== SUPPLIED MATERIAL

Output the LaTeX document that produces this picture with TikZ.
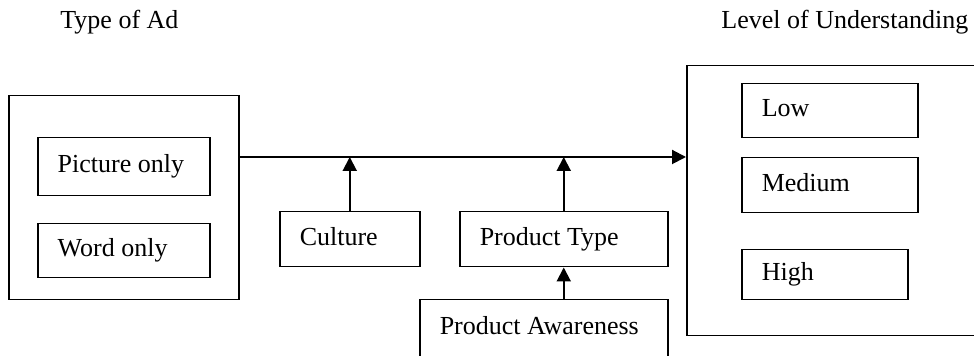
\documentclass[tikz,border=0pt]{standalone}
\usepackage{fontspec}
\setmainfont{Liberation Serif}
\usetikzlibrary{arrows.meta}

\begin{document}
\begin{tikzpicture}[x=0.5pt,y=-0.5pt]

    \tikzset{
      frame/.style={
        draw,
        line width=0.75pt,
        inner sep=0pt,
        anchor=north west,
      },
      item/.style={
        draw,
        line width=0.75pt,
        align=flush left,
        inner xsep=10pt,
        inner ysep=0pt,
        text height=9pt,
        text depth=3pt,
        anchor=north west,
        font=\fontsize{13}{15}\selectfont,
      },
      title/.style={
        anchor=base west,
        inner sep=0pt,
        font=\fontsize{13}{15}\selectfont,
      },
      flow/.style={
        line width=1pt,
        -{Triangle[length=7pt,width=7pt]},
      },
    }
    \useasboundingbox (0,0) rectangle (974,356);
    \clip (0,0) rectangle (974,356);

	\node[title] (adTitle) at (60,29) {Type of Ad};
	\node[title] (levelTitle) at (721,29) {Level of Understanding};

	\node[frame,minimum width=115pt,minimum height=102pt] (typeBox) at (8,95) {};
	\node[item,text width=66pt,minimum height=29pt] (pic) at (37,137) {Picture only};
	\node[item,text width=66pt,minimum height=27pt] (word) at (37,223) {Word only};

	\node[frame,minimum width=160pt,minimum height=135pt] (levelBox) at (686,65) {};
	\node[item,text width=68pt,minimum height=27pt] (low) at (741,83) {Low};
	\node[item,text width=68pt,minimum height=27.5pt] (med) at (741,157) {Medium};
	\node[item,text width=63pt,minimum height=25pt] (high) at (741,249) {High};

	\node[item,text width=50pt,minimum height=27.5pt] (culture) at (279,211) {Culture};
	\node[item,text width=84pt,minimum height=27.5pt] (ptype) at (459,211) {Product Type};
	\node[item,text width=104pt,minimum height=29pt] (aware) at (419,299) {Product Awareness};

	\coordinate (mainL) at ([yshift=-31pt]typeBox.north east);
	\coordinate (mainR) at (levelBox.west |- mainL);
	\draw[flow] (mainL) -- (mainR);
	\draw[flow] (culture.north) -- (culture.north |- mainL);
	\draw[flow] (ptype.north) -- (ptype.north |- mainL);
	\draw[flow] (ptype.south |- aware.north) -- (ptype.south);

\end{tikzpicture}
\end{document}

====

WHAT IS REQUIRED. The pictures should not be reproduced; quote all of the other material exactly.

OUTPUT BELOW.
Output the LaTeX document that produces this picture with TikZ.
\documentclass[tikz,border=0pt]{standalone}
\usepackage{fontspec}
\setmainfont{Liberation Serif}
\usetikzlibrary{arrows.meta}

\begin{document}
\begin{tikzpicture}[x=0.5pt,y=-0.5pt]

    \tikzset{
      frame/.style={
        draw,
        line width=0.75pt,
        inner sep=0pt,
        anchor=north west,
      },
      item/.style={
        draw,
        line width=0.75pt,
        align=flush left,
        inner xsep=10pt,
        inner ysep=0pt,
        text height=9pt,
        text depth=3pt,
        anchor=north west,
        font=\fontsize{13}{15}\selectfont,
      },
      title/.style={
        anchor=base west,
        inner sep=0pt,
        font=\fontsize{13}{15}\selectfont,
      },
      flow/.style={
        line width=1pt,
        -{Triangle[length=7pt,width=7pt]},
      },
    }
    \useasboundingbox (0,0) rectangle (974,356);
    \clip (0,0) rectangle (974,356);

	\node[title] (adTitle) at (60,29) {Type of Ad};
	\node[title] (levelTitle) at (721,29) {Level of Understanding};

	\node[frame,minimum width=115pt,minimum height=102pt] (typeBox) at (8,95) {};
	\node[item,text width=66pt,minimum height=29pt] (pic) at (37,137) {Picture only};
	\node[item,text width=66pt,minimum height=27pt] (word) at (37,223) {Word only};

	\node[frame,minimum width=160pt,minimum height=135pt] (levelBox) at (686,65) {};
	\node[item,text width=68pt,minimum height=27pt] (low) at (741,83) {Low};
	\node[item,text width=68pt,minimum height=27.5pt] (med) at (741,157) {Medium};
	\node[item,text width=63pt,minimum height=25pt] (high) at (741,249) {High};

	\node[item,text width=50pt,minimum height=27.5pt] (culture) at (279,211) {Culture};
	\node[item,text width=84pt,minimum height=27.5pt] (ptype) at (459,211) {Product Type};
	\node[item,text width=104pt,minimum height=29pt] (aware) at (419,299) {Product Awareness};

	\coordinate (mainL) at ([yshift=-31pt]typeBox.north east);
	\coordinate (mainR) at (levelBox.west |- mainL);
	\draw[flow] (mainL) -- (mainR);
	\draw[flow] (culture.north) -- (culture.north |- mainL);
	\draw[flow] (ptype.north) -- (ptype.north |- mainL);
	\draw[flow] (ptype.south |- aware.north) -- (ptype.south);

\end{tikzpicture}
\end{document}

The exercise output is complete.